── DATASET EXCERPT ──

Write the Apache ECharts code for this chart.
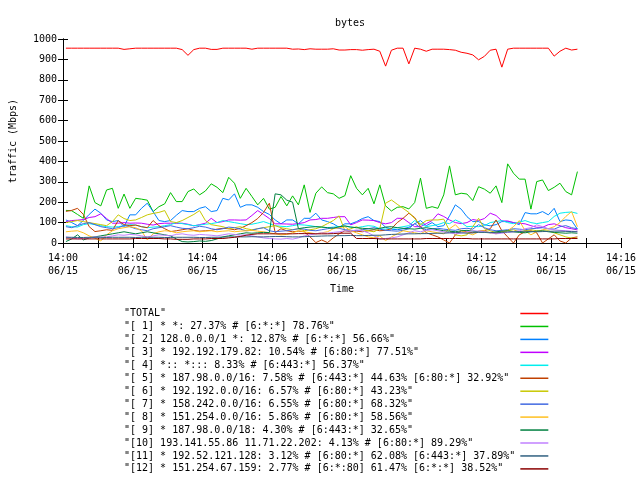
<!DOCTYPE html>
<html><head><meta charset="utf-8">
<script src="https://cdn.jsdelivr.net/npm/echarts@6/dist/echarts.min.js"></script>
<style>html,body{margin:0;padding:0;background:#fff}#c{width:640px;height:480px}</style>
</head><body><div id="c"></div>
<script>
const FONT = '"DejaVu Sans Mono", monospace';
// sample times: seconds after 14:00:00, every 10 s from 14:00:05
const startSec = 5, stepSec = 10;

const seriesNames = [
  '"TOTAL"',
  '"[ 1] * *: 27.37% # [6:*:*] 78.76%"',
  '"[ 2] 128.0.0.0/1 *: 12.87% # [6:*:*] 56.66%"',
  '"[ 3] * 192.192.179.82: 10.54% # [6:80:*] 77.51%"',
  '"[ 4] *:: *::: 8.33% # [6:443:*] 56.37%"',
  '"[ 5] * 187.98.0.0/16: 7.58% # [6:443:*] 44.63% [6:80:*] 32.92%"',
  '"[ 6] * 192.192.0.0/16: 6.57% # [6:80:*] 43.23%"',
  '"[ 7] * 158.242.0.0/16: 6.55% # [6:80:*] 68.32%"',
  '"[ 8] * 151.254.0.0/16: 5.86% # [6:80:*] 58.56%"',
  '"[ 9] * 187.98.0.0/18: 4.30% # [6:443:*] 32.65%"',
  '"[10] 193.141.55.86 11.71.22.202: 4.13% # [6:80:*] 89.29%"',
  '"[11] * 192.52.121.128: 3.12% # [6:80:*] 62.08% [6:443:*] 37.89%"',
  '"[12] * 151.254.67.159: 2.77% # [6:*:80] 61.47% [6:*:*] 38.52%"'
];
const seriesColors = ['#ff0000','#00c000','#0080ff','#c000ff','#00eeee','#c04000','#c8c800','#4169e1','#ffc020','#008040','#c080ff','#306080','#8b0000'];

const total = [955,955,955,955,955,955,955,955,955,955, 949,952,955,955,955,955,955,955,955,955,
  948,920,948,955,955,949,949,955,955,955, 955,955,950,955,955,955,955,955,955,950,
  951,948,952,950,950,950,952,946,946,948, 948,945,948,950,940,867,945,955,955,878,
  955,950,940,950,950,950,948,945,935,930, 922,898,915,945,950,862,950,955,955,955,
  955,955,955,955,916,940,955,946,950];
const s1 = [160,158,140,121,280,198,182,260,268,170, 240,170,219,215,210,154,178,192,247,203,
  203,252,265,236,255,290,273,247,322,293, 219,268,228,187,219,166,175,228,182,231,
  187,285,150,244,275,247,241,219,232,330, 268,236,268,192,285,182,157,175,178,167,
  198,318,170,178,170,236,378,236,244,240, 208,276,264,244,280,198,388,342,313,313,
  166,301,309,257,273,293,252,236,350];
const s2 = [113,100,85,110,140,166,146,113,105,110, 80,138,138,170,195,154,110,105,110,136,
  159,154,154,170,178,154,159,219,211,241, 175,187,187,175,154,140,113,94,113,113,
  94,121,121,146,113,105,94,77,94,94, 105,120,129,110,105,77,68,65,70,77,
  94,110,85,100,80,85,133,187,166,129, 105,105,90,84,90,105,105,100,90,149,
  143,143,154,138,170,105,113,110,68];
const s3 = [105,110,112,115,125,129,143,120,97,97, 100,97,98,97,92,88,95,97,97,96,
  97,92,84,90,97,121,100,105,113,113, 112,113,135,159,140,120,94,94,93,92,
  95,100,113,115,121,121,125,129,129,89, 100,113,112,110,100,94,100,121,121,100,
  80,80,95,110,143,130,113,100,95,100, 115,110,120,146,135,108,108,100,97,94,
  85,77,77,90,94,85,75,70,64];
const s4 = [85,80,78,90,95,90,85,80,78,80, 85,90,88,80,75,78,80,85,90,100,
  95,90,85,88,92,95,100,110,105,100, 95,90,92,98,105,95,85,82,80,85,
  90,88,85,80,78,75,78,80,82,78, 75,80,85,82,70,68,72,75,80,85,
  110,95,80,85,90,100,95,113,100,80, 82,80,85,100,105,110,100,95,102,110,
  100,95,100,105,130,146,150,152,145];
const s5 = [155,160,170,140,80,56,60,65,62,110, 90,85,88,80,75,110,85,70,56,60,
  65,70,62,58,60,62,68,72,70,65, 72,85,100,120,150,195,51,70,60,55,
  58,55,30,2,15,2,25,45,60,55, 58,55,60,65,60,62,70,100,121,146,
  125,80,50,40,30,15,0,40,60,55, 50,58,60,70,113,60,30,0,40,55,
  60,50,0,20,40,10,0,25,30];
const s6 = [100,105,110,105,100,95,90,85,105,138, 120,110,113,125,138,145,150,159,105,100,
  110,125,140,159,110,90,85,80,70,75, 80,70,65,70,75,80,85,75,70,65,
  70,60,65,70,80,95,110,133,60,70, 80,65,60,55,70,195,211,190,170,150,
  120,90,110,113,113,117,60,40,35,40, 80,121,70,60,50,55,60,65,55,60,
  65,60,58,60,50,40,30,24,24];
const s7 = [80,75,85,95,100,90,80,75,70,75, 85,80,70,65,60,70,75,80,85,78,
  72,70,75,82,78,70,65,70,78,75, 68,60,62,70,75,60,55,58,60,65,
  70,68,62,60,65,70,75,72,65,62, 60,65,70,75,68,62,60,58,62,70,
  95,75,65,70,72,68,65,62,70,72, 68,90,75,65,60,62,65,70,68,65,
  70,72,75,70,68,80,85,75,70];
const s8 = [55,58,60,50,35,24,10,40,60,70, 75,80,75,60,15,45,55,60,58,50,
  55,58,60,55,58,60,55,58,60,55, 58,60,62,58,55,50,45,40,42,50,
  60,55,50,45,50,55,70,75,80,60, 50,40,30,25,35,12,30,45,60,55,
  50,45,60,55,50,45,70,90,60,50, 40,55,60,50,45,55,60,80,110,60,
  40,55,65,70,80,100,130,154,80];
const s9 = [7,20,40,15,25,30,35,40,45,50, 55,50,45,50,55,50,45,40,35,20,
  7,5,7,10,8,12,20,30,35,40, 45,50,48,50,52,51,241,236,210,200,
  70,75,78,80,78,75,72,80,84,78, 75,72,70,68,72,78,80,75,72,70,
  68,72,75,70,65,60,58,55,60,62, 58,55,52,50,55,58,60,55,52,50,
  55,58,60,55,52,50,48,50,48];
const s10 = [30,25,20,22,25,30,28,30,35,40, 38,42,40,35,30,35,40,38,35,42,
  45,40,38,42,40,38,35,40,45,42, 38,40,35,30,25,22,20,19,22,19,
  25,35,40,45,50,48,52,55,60,58, 64,60,50,35,20,22,25,30,40,50,
  60,55,62,65,60,55,50,45,48,55, 60,58,55,50,45,48,52,55,60,70,
  75,89,80,70,65,62,60,58,55];
const s11 = [28,28,27,27,28,28,28,27,28,28, 28,28,27,28,28,28,28,27,27,28,
  28,28,28,27,27,28,28,29,30,30, 30,30,31,30,30,31,32,32,31,30,
  30,31,32,33,34,35,35,36,36,37, 36,36,37,38,38,40,42,43,44,45,
  45,46,46,47,48,48,50,52,50,48, 50,52,53,52,50,52,54,55,56,58,
  56,55,56,57,58,58,57,56,55];
const s12 = [20,20,20,20,20,20,20,20,20,20, 20,20,22,22,22,22,22,20,20,18,
  18,18,20,20,20,22,22,22,25,28, 32,38,42,45,45,45,45,45,45,45,
  46,46,46,45,45,45,46,48,48,48, 22,22,22,22,20,20,20,20,20,20,
  20,20,22,22,22,22,22,22,22,22, 20,20,20,20,20,20,20,20,20,20,
  20,20,20,20,20,22,22,22,22];

const seriesValues = [total,s1,s2,s3,s4,s5,s6,s7,s8,s9,s10,s11,s12];
const xDateLabel = '06/15';
const xHour = '14';

const chart = echarts.init(document.getElementById('c'), null, {renderer: 'canvas'});
const pad2 = n => (n < 10 ? '0' : '') + n;
const xLabel = v => (v % 120 === 0) ? (xHour + ':' + pad2(v / 60) + '\n' + xDateLabel) : '';

const series = seriesValues.map((vals, k) => ({
  name: seriesNames[k],
  type: 'line',
  symbol: 'none',
  showSymbol: false,
  animation: false,
  color: seriesColors[k],
  lineStyle: {width: 1, color: seriesColors[k]},
  data: vals.map((v, i) => [startSec + stepSec * i, v])
}));

const axisBase = {
  axisLine: {show: true, lineStyle: {color: '#000', width: 1}},
  axisTick: {show: true, inside: true, length: 5, lineStyle: {color: '#000'}},
  splitLine: {show: false}
};

chart.setOption({
  animation: false,
  backgroundColor: '#fff',
  title: {text: 'bytes', left: 330, top: 13,
    textStyle: {fontFamily: FONT, fontSize: 10, fontWeight: 'normal', color: '#000'}},
  grid: {left: 61, right: 19, top: 39, bottom: 237, containLabel: false},
  legend: {
    orient: 'vertical', left: 124, top: 308.5, padding: 0,
    align: 'right', icon: 'rect', itemWidth: 28, itemHeight: 1.5, itemGap: 2.95,
    data: seriesNames,
    formatter: name => name.padEnd(65, ' '),
    textStyle: {fontFamily: FONT, fontSize: 10, lineHeight: 10, color: '#000'}
  },
  xAxis: [
    Object.assign({}, axisBase, {
      type: 'value', min: 0, max: 960, interval: 60, position: 'bottom',
      name: 'Time', nameLocation: 'middle', nameGap: 41,
      nameTextStyle: {fontFamily: FONT, fontSize: 10, color: '#000'},
      axisLabel: {show: true, formatter: xLabel, fontFamily: FONT, fontSize: 10, color: '#000', lineHeight: 13, margin: 9}
    }),
    Object.assign({}, axisBase, {
      type: 'value', min: 0, max: 960, interval: 60, position: 'top',
      axisLabel: {show: false}
    })
  ],
  yAxis: [
    Object.assign({}, axisBase, {
      type: 'value', min: 0, max: 1000, interval: 100, position: 'left',
      name: 'traffic (Mbps)', nameLocation: 'middle', nameGap: 45,
      nameTextStyle: {fontFamily: FONT, fontSize: 10, color: '#000'},
      axisLabel: {fontFamily: FONT, fontSize: 10, color: '#000', margin: 6, formatter: v => String(v)}
    }),
    Object.assign({}, axisBase, {
      type: 'value', min: 0, max: 1000, interval: 100, position: 'right',
      axisLabel: {show: false}
    })
  ],
  series: series
});
</script></body></html>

───

STATED TASK
Return the material line for line, from its beginning to the line that contains "const startSec = 5, stepSec = 10;", with the pictures left out.

SOLUTION TO THIS TASK
Write the Apache ECharts code for this chart.
<!DOCTYPE html>
<html><head><meta charset="utf-8">
<script src="https://cdn.jsdelivr.net/npm/echarts@6/dist/echarts.min.js"></script>
<style>html,body{margin:0;padding:0;background:#fff}#c{width:640px;height:480px}</style>
</head><body><div id="c"></div>
<script>
const FONT = '"DejaVu Sans Mono", monospace';
// sample times: seconds after 14:00:00, every 10 s from 14:00:05
const startSec = 5, stepSec = 10;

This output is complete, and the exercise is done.